No que respeita ao Regulamento Mercados Digitais (no inglês, Digital Markets Act – “DMA”), sabemos que os serviços digitais, em geral, e as plataformas em linha, em particular, desempenham, cada vez mais, uma função importante na economia, proporcionando novas oportunidades de negócio na União e facilitando o comércio transfronteiriço.

Destarte, este Regulamento vem estabelecer critérios para determinar alguns operadores como controladores de acesso ao mercado, por deterem um impacto significativo e conseguirem colocar entraves aos seus concorrentes, originando situações de dependência significativa de muitos utilizadores profissionais em relação a estes, determinando tais critérios – nomeadamente um volume de utilizadores superior a 45 milhões – quais os casos em que essas práticas se assumem como limitadoras e desleais para com esses utilizadores profissionais.

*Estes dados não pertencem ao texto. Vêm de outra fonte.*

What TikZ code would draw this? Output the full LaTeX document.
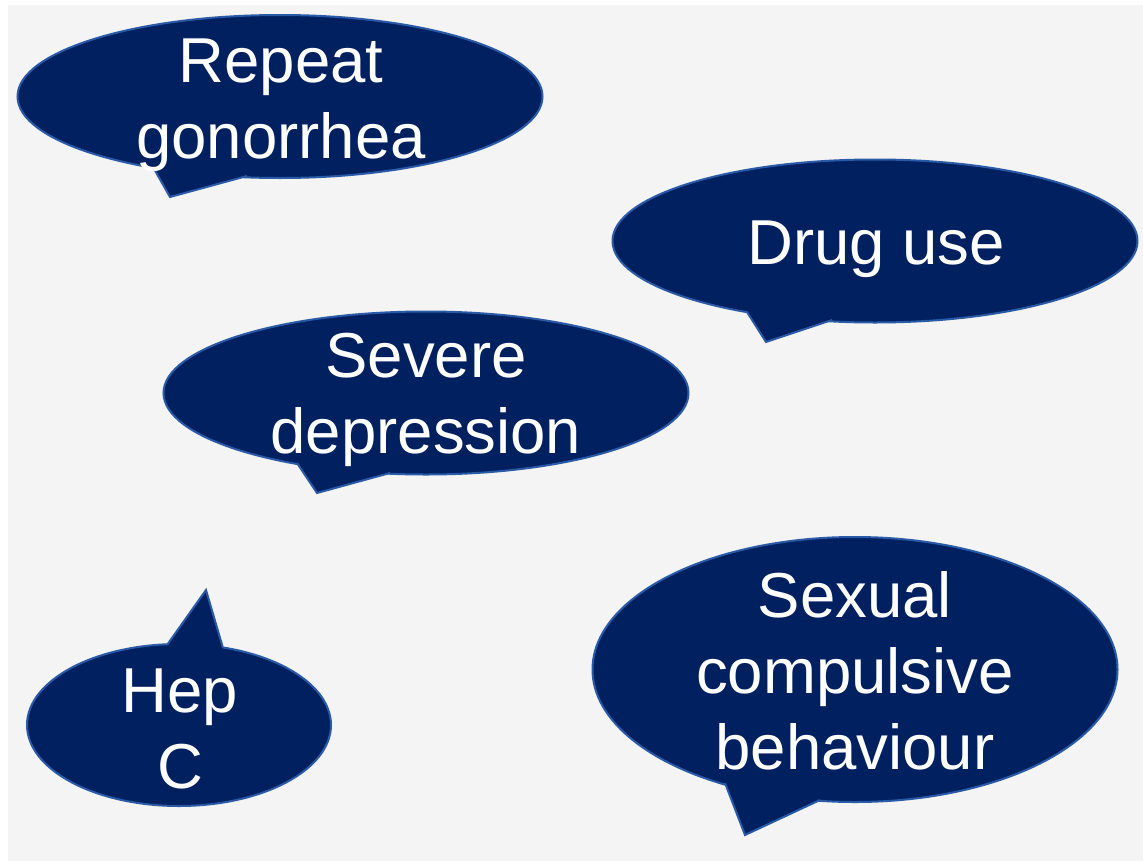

No dia 6 de setembro de 2023, a Comissão Europeia designou seis controladores de acesso, mais concretamente as empresas Alphabet, Amazon, Apple, ByteDance, Meta e Microsoft.

Assim, estes controladores de acesso ficarão obrigados, até março de 2024, ao cumprimento de várias obrigações adicionais específicas relativamente a alguns dos seus produtos e serviços, tais como redes sociais, serviços de mensagens instantâneas, motores de busca, navegadores, serviços de intermediação em linha, serviços de publicidade e sistemas operativos, designadamente:

  • restrições adicionais relativas ao tratamento de dados pessoais dos utilizadores para efeitos de publicidade direcionada;
  • restrições à partilha de utilizadores entre plataformas;
  • a obrigação de garantirem o direito à desinstalação dos seus produtos;
  • a proibição de classificarem os seus produtos ou serviços de forma mais favorável que os de empresas concorrentes;
  • a obrigação de assegurar a interoperabilidade dos seus serviços de mensagens instantâneas;
  • a necessidade de estabelecerem condições leais para os utilizadores profissionais.

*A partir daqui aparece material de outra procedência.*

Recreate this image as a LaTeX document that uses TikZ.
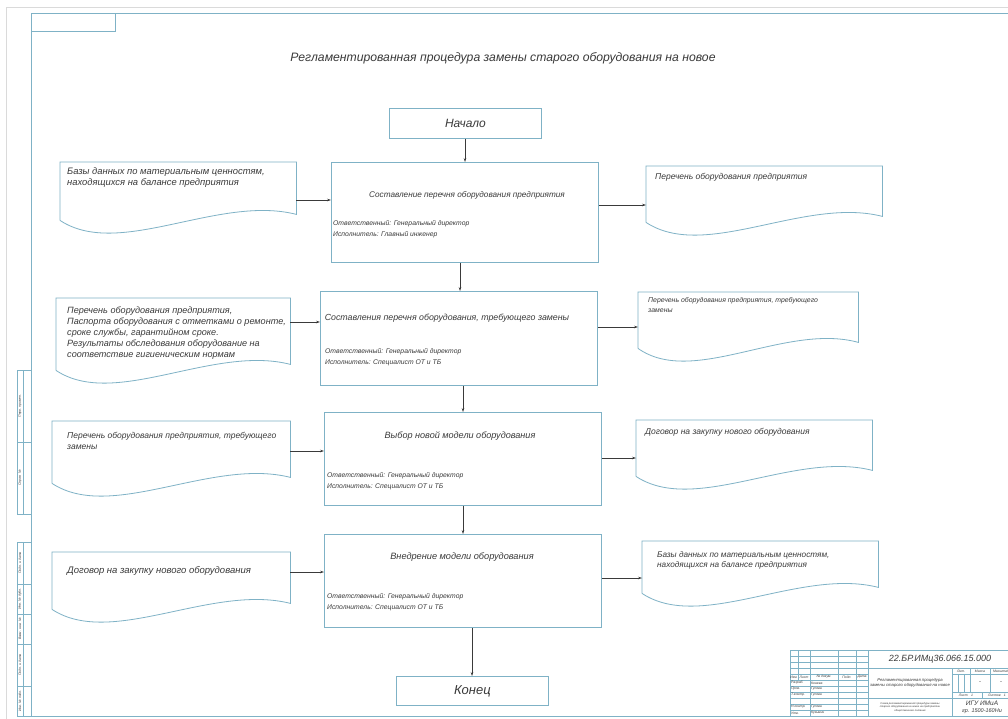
\documentclass[tikz,border=0pt]{standalone}
\usepackage{fontspec}
\setmainfont{Liberation Sans}
\usetikzlibrary{arrows.meta,calc}

\definecolor{frameblue}{HTML}{7FB2C6}
\definecolor{inkgray}{HTML}{3A3A3A}
\definecolor{pagegray}{HTML}{DADADA}

\newcommand\bodyfont{\fontsize{8.5}{11}\selectfont\itshape}
\newcommand\fsz[2]{\fontsize{#1}{#2}\selectfont\itshape}
\newcommand\tinyfont{\fontsize{3.4}{4}\selectfont\itshape}

% document symbol: straight top and sides, wavy bottom edge
\newcommand\docshape[1]{%
  \draw[docline] (#1.south west) -- (#1.north west) -- (#1.north east)
    -- ($(#1.south east)+(0,-6)$)
    .. controls ($(#1.south east)!0.33!(#1.south west)+(0,-26)$)
       and ($(#1.south west)!0.25!(#1.south east)+(0,39)$) .. (#1.south west);}

\begin{document}
\begin{tikzpicture}[x=1pt,y=-1pt,
  frameline/.style={draw=frameblue,line width=0.9pt},
  thinline/.style={draw=frameblue,line width=0.4pt},
  docline/.style={draw=frameblue,line width=0.8pt},
  procbox/.style={draw=frameblue,line width=0.8pt,anchor=north west,inner sep=0pt,
                  text=inkgray},
  docbox/.style={anchor=north west,inner sep=0pt},
  doctext/.style={anchor=north west,align=left,font=\bodyfont,text=inkgray,inner sep=0pt},
  resptext/.style={anchor=north west,align=left,font=\fsz{6.8}{10.8},text=inkgray,inner sep=0pt},
  boxtitle/.style={font=\bodyfont,text=inkgray,inner sep=0pt},
  conn/.style={draw=inkgray,line width=0.5pt,-{Stealth[length=4pt,width=2.6pt]}},
  tb/.style={font=\tinyfont,text=inkgray,inner sep=0pt},
  stamptext/.style={font=\tinyfont,text=inkgray,inner sep=0pt,rotate=90},
]
\fill[white] (0,0) rectangle (1008,719);
\useasboundingbox (0,0) rectangle (1008,719);

% sheet edge and drawing frame
\draw[pagegray,line width=0.6pt] (6,719) -- (6,7) -- (1010,7);
\draw[frameline] (1014,13) -- (31,13) -- (31,716) -- (1014,716);
\draw[frameline] (31,13) rectangle (115,31);

% title
\node[font=\fsz{12.2}{14},text=inkgray] (title) at (503,58)
  {Регламентированная процедура замены старого оборудования на новое};

% start / end
\node[procbox,minimum width=152pt,minimum height=30pt,font=\fsz{12}{14}]
  (S) at (389,108) {Начало};
\node[procbox,minimum width=152pt,minimum height=29pt,font=\fsz{13}{14}]
  (E) at (396,676) {Конец};

% process steps
\node[procbox,minimum width=267pt,minimum height=100pt] (B1) at (331,162) {};
\node[procbox,minimum width=277pt,minimum height=94pt]  (B2) at (320,291) {};
\node[procbox,minimum width=277pt,minimum height=93pt]  (B3) at (324,412) {};
\node[procbox,minimum width=277pt,minimum height=93pt]  (B4) at (324,534) {};

\node[boxtitle,font=\fsz{8.2}{10}] (B1t) at (467,195) {Составление перечня оборудования предприятия};
\node[boxtitle,font=\fsz{8.8}{10}] (B2t) at (447,318) {Составления перечня оборудования, требующего замены};
\node[boxtitle,font=\fsz{9.1}{10}] (B3t) at (460,436) {Выбор новой модели оборудования};
\node[boxtitle,font=\fsz{9.2}{10}] (B4t) at (462,557) {Внедрение модели оборудования};

\node[resptext] (B1r) at (333,220) {Ответственный: Генеральный директор\\Исполнитель: Главный инженер};
\node[resptext] (B2r) at (325,348) {Ответственный: Генеральный директор\\Исполнитель: Специалист ОТ и ТБ};
\node[resptext] (B3r) at (327,472) {Ответственный: Генеральный директор\\Исполнитель: Специалист ОТ и ТБ};
\node[resptext] (B4r) at (327,593) {Ответственный: Генеральный директор\\Исполнитель: Специалист ОТ и ТБ};

% input documents (left)
\node[docbox,minimum width=236pt,minimum height=58pt] (L1) at (60,162) {};
\node[docbox,minimum width=234pt,minimum height=72pt] (L2) at (56,298) {};
\node[docbox,minimum width=238pt,minimum height=62pt] (L3) at (52,421) {};
\node[docbox,minimum width=238pt,minimum height=57pt] (L4) at (52,552) {};
\docshape{L1}\docshape{L2}\docshape{L3}\docshape{L4}

\node[doctext,font=\fsz{9.4}{11}] (L1t) at (67,167) {Базы данных по материальным ценностям,\\находящихся на балансе предприятия};
\node[doctext,font=\fsz{9.1}{10.8}] (L2t) at (67,307) {Перечень оборудования предприятия,\\Паспорта оборудования с отметками о ремонте,\\сроке службы, гарантийном сроке.\\Результаты обследования оборудование на\\соответствие гигиеническим нормам};
\node[doctext] (L3t) at (67,432) {Перечень оборудования предприятия, требующего\\замены};
\node[doctext,font=\fsz{9.5}{11}] (L4t) at (67,566) {Договор на закупку нового оборудования};

% output documents (right)
\node[docbox,minimum width=236pt,minimum height=56pt] (R1) at (646,166) {};
\node[docbox,minimum width=220pt,minimum height=56pt] (R2) at (638,292) {};
\node[docbox,minimum width=236pt,minimum height=56pt] (R3) at (636,420) {};
\node[docbox,minimum width=236pt,minimum height=52pt] (R4) at (642,541) {};
\docshape{R1}\docshape{R2}\docshape{R3}\docshape{R4}

\node[doctext] (R1t) at (655,173) {Перечень оборудования предприятия};
\node[doctext,font=\fsz{6.9}{10.5}] (R2t) at (648,297) {Перечень оборудования предприятия, требующего\\замены};
\node[doctext] (R3t) at (645,428) {Договор на закупку нового оборудования};
\node[doctext,font=\fsz{8.2}{10.8}] (R4t) at (657,551) {Базы данных по материальным ценностям,\\находящихся на балансе предприятия};

% connector levels
\coordinate (in1) at (0,200);  \coordinate (out1) at (0,205);
\coordinate (in2) at (0,322);  \coordinate (out2) at (0,327);
\coordinate (in3) at (0,451);  \coordinate (out3) at (0,458);
\coordinate (in4) at (0,572);  \coordinate (out4) at (0,578);
\coordinate (v0) at (465,0); \coordinate (v1) at (460,0); \coordinate (v2) at (463,0);
\coordinate (v3) at (463,0); \coordinate (v4) at (472,0);

\draw[conn] (L1.east |- in1) -- (B1.west |- in1);
\draw[conn] (L2.east |- in2) -- (B2.west |- in2);
\draw[conn] (L3.east |- in3) -- (B3.west |- in3);
\draw[conn] (L4.east |- in4) -- (B4.west |- in4);
\draw[conn] (B1.east |- out1) -- (R1.west |- out1);
\draw[conn] (B2.east |- out2) -- (R2.west |- out2);
\draw[conn] (B3.east |- out3) -- (R3.west |- out3);
\draw[conn] (B4.east |- out4) -- (R4.west |- out4);

\draw[conn] (S.south -| v0) -- (B1.north -| v0);
\draw[conn] (B1.south -| v1) -- (B2.north -| v1);
\draw[conn] (B2.south -| v2) -- (B3.north -| v2);
\draw[conn] (B3.south -| v3) -- (B4.north -| v3);
\draw[conn] (B4.south -| v4) -- (E.north -| v4);

% side stamps
\draw[frameline] (17,370) rectangle (31,514);
\draw[thinline] (23,370) -- (23,514) (17,442) -- (31,442);
\node[stamptext] (st1) at (20,406) {Перв. примен.};
\node[stamptext] (st2) at (20,478) {Справ. №};
\draw[frameline] (17,542) rectangle (31,716);
\draw[thinline] (23,542) -- (23,716);
\foreach \yy in {584,614,644,686} \draw[thinline] (17,\yy) -- (31,\yy);
\node[stamptext] (st3) at (20,563) {Подп. и дата};
\node[stamptext] (st4) at (20,599) {Инв. № дубл.};
\node[stamptext] (st5) at (20,629) {Взам. инв. №};
\node[stamptext] (st6) at (20,665) {Подп. и дата};
\node[stamptext] (st7) at (20,701) {Инв. № подл.};

% title block
\draw[frameline] (790,716) -- (790,650) -- (1014,650);
\draw[frameline] (790,668) -- (1014,668) (790,680) -- (868,680);
\draw[frameline] (868,650) -- (868,716) (952,668) -- (952,716) (868,698) -- (1014,698);
\foreach \yy in {656,662,674,686,692,698,704,710} \draw[thinline] (790,\yy) -- (868,\yy);
\draw[thinline] (798,650) -- (798,680);
\foreach \xx in {810,838,856} \draw[thinline] (\xx,650) -- (\xx,716);
\draw[thinline] (952,674) -- (1014,674) (952,692) -- (1014,692);
\draw[thinline] (958,674) -- (958,692) (964,674) -- (964,692) (970,668) -- (970,692)
  (990,668) -- (990,692) (982,692) -- (982,698);

\node[tb] (h1) at (794,677) {Изм.};
\node[tb] (h2) at (804,677) {Лист};
\node[tb] (h3) at (824,677) {№ докум.};
\node[tb] (h4) at (847,677) {Подп.};
\node[tb] (h5) at (862,677) {Дата};
\node[tb,anchor=west] (p1) at (791,683) {Разраб.};
\node[tb,anchor=west] (p2) at (791,689) {Пров.};
\node[tb,anchor=west] (p3) at (791,695) {Т.контр.};
\node[tb,anchor=west] (p4) at (791,707) {Н.контр.};
\node[tb,anchor=west] (p5) at (791,713) {Утв.};
\node[tb,anchor=west] (n1) at (811,683) {Конева};
\node[tb,anchor=west] (n2) at (811,689) {Гусева};
\node[tb,anchor=west] (n3) at (811,695) {Гусева};
\node[tb,anchor=west] (n4) at (811,707) {Гусева};
\node[tb,anchor=west] (n5) at (811,713) {Кузьмин};

\node[font=\fsz{9}{10},text=inkgray,inner sep=0pt] (code) at (940,659)
  {22.БР.ИМц36.066.15.000};
\node[font=\fsz{4.2}{5},text=inkgray,inner sep=0pt,align=center]
  (tname) at (910,683) {Регламентированная процедура\\замены старого оборудования на новое};
\node[font=\fsz{2.6}{3.4},text=inkgray,inner sep=0pt,align=center]
  (tmat) at (910,707) {Схема регламентированной процедуры замены\\старого оборудования на новое на предприятии\\общественного питания};
\node[tb] (lit) at (961,671) {Лит.};
\node[tb] (mass) at (980,671) {Масса};
\node[tb] (scale) at (1001,671) {Масштаб};
\node[font=\fontsize{6}{7}\selectfont,text=inkgray,inner sep=0pt] (mv) at (980,683) {-};
\node[font=\fontsize{6}{7}\selectfont,text=inkgray,inner sep=0pt] (sv) at (1001,683) {-};
\node[tb] (sh1) at (966,695) {Лист\quad 1};
\node[tb] (sh2) at (997,695) {Листов\quad 1};
\node[font=\fsz{6.5}{7},text=inkgray,inner sep=0pt] (org1) at (982,703) {ИГУ ИМиА};
\node[font=\fsz{5.5}{6},text=inkgray,inner sep=0pt] (org2) at (982,711) {гр. 1500-160Ни};
\end{tikzpicture}
\end{document}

O incumprimento das novas obrigações por parte dos designados controladores de acesso importará a aplicação de sanções e coimas que variam consoante for mais ou menos gravoso o seu comportamento, cujo máximo representa 10% do volume de negócios total anual no exercício anterior.

O DMA tornou-se plenamente aplicável a 2 de maio de 2023 (6 meses após e sua entrada em vigor) e o DSA a partir de 16 de fevereiro de 2023 (3 meses após a sua entrada em vigor).

Este novo pacote legislativo, que obrigará as grandes plataformas digitais a cumprir com regras de atuação muito mais restritas de agora em diante, representa uma iniciativa de governação e de defesa da concorrência no mercado digital extremamente ambiciosa por parte da União Europeia, em particular tendo em consideração a importância cada vez maior dos serviços digitais nas nossas vidas e no contexto empresarial de um modo geral.